Maybe so, but that is what
he is arguing, and no one in the mainstream media want to tell him he's full of crap.
Some are worried, and see what
Ric sees from Paris, like Jacob Weisberg here - "Is Bush turning America into an elective dictatorship? - It's tempting to dismiss the debate about the National Security
Agency spying on Americans as a technical conflict about procedural rights. President Bush believes he has the legal authority
..." And he runs down all the details.
Weisberg ends by saying all these theories of unfettered executive authority
"as the lawyers say, prove too much" –
The Article II plus AUMF
justification for warrant-less spying is essentially the same one the administration has advanced to excuse torture; ignore
the Geneva Conventions; and indefinitely hold even U.S. citizens without a hearing, charges, or trial. Torture and detention
without due process are bad enough. But why does this all-purpose rationale not also extend to press censorship or arresting
political opponents, were the president to deem such measures vital to the nation's security?
I don't suggest that
Bush intends anything of the kind - or that even a Congress as supine as the current one would remain passive if he went so
far. But the president's latest assertion that he alone can safeguard our civil liberties isn't just disturbing and wrong.
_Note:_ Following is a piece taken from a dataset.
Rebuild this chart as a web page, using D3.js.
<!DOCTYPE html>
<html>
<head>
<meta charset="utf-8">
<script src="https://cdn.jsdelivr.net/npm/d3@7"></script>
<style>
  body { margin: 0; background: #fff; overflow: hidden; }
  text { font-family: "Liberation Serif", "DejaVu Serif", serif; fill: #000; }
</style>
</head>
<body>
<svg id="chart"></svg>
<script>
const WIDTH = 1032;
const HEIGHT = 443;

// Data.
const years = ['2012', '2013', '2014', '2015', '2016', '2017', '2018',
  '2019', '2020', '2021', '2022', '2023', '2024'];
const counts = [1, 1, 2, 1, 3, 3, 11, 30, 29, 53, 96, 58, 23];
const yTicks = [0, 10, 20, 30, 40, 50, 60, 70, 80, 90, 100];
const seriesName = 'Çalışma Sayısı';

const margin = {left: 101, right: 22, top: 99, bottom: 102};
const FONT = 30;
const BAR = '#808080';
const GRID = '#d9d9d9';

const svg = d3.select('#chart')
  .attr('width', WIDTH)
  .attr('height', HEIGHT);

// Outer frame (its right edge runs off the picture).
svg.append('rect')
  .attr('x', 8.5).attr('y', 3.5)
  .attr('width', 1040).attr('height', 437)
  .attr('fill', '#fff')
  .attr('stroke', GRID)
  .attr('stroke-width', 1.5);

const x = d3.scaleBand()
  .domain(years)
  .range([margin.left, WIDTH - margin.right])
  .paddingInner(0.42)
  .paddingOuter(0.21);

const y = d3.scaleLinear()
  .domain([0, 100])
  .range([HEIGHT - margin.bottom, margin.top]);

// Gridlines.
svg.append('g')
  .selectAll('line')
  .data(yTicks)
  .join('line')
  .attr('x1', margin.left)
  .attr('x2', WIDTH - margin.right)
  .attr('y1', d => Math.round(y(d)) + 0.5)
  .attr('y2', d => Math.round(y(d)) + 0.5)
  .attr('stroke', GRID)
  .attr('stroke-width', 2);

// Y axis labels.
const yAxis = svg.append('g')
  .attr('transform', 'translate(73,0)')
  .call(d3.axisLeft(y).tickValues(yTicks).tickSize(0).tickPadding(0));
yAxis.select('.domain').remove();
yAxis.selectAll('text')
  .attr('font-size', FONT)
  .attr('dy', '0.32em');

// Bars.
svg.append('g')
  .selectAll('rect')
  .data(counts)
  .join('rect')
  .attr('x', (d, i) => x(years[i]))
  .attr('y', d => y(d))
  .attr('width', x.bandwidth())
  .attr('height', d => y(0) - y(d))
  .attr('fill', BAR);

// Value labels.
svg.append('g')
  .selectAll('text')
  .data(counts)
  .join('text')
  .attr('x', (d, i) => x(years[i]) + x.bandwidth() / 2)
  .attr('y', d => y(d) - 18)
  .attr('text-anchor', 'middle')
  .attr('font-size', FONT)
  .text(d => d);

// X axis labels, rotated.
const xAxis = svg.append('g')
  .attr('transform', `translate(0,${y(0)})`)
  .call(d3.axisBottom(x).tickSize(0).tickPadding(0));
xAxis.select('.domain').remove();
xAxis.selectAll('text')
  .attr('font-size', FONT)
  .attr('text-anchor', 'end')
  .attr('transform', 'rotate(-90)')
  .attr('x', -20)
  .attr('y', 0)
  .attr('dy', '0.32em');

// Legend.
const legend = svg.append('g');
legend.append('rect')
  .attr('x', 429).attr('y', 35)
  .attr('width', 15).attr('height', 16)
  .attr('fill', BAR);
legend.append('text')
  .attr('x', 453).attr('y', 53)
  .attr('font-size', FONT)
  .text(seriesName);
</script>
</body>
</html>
It's downright un-American.
That may be clear from
Paris, but even here some are wondering.
And there's spill-over. The man nominated to the Supreme Court, Samuel Alito,
who subscribes to these theories, is facing some opposition. The New York Times has called for a filibuster of the
nomination, and Senator Kerry is trying to organize one. It won't happen, but there's something in he air. One poll shows
fifty-two percent of Americans would like to see Bush impeached if he has broken the law that was supposed to keep the government
from snooping in all our lives.
We live in interesting times. And maybe here, not just in Palestine and Iraq, folks
will vote for what they want. Of course there are these new voting machines. Oh well.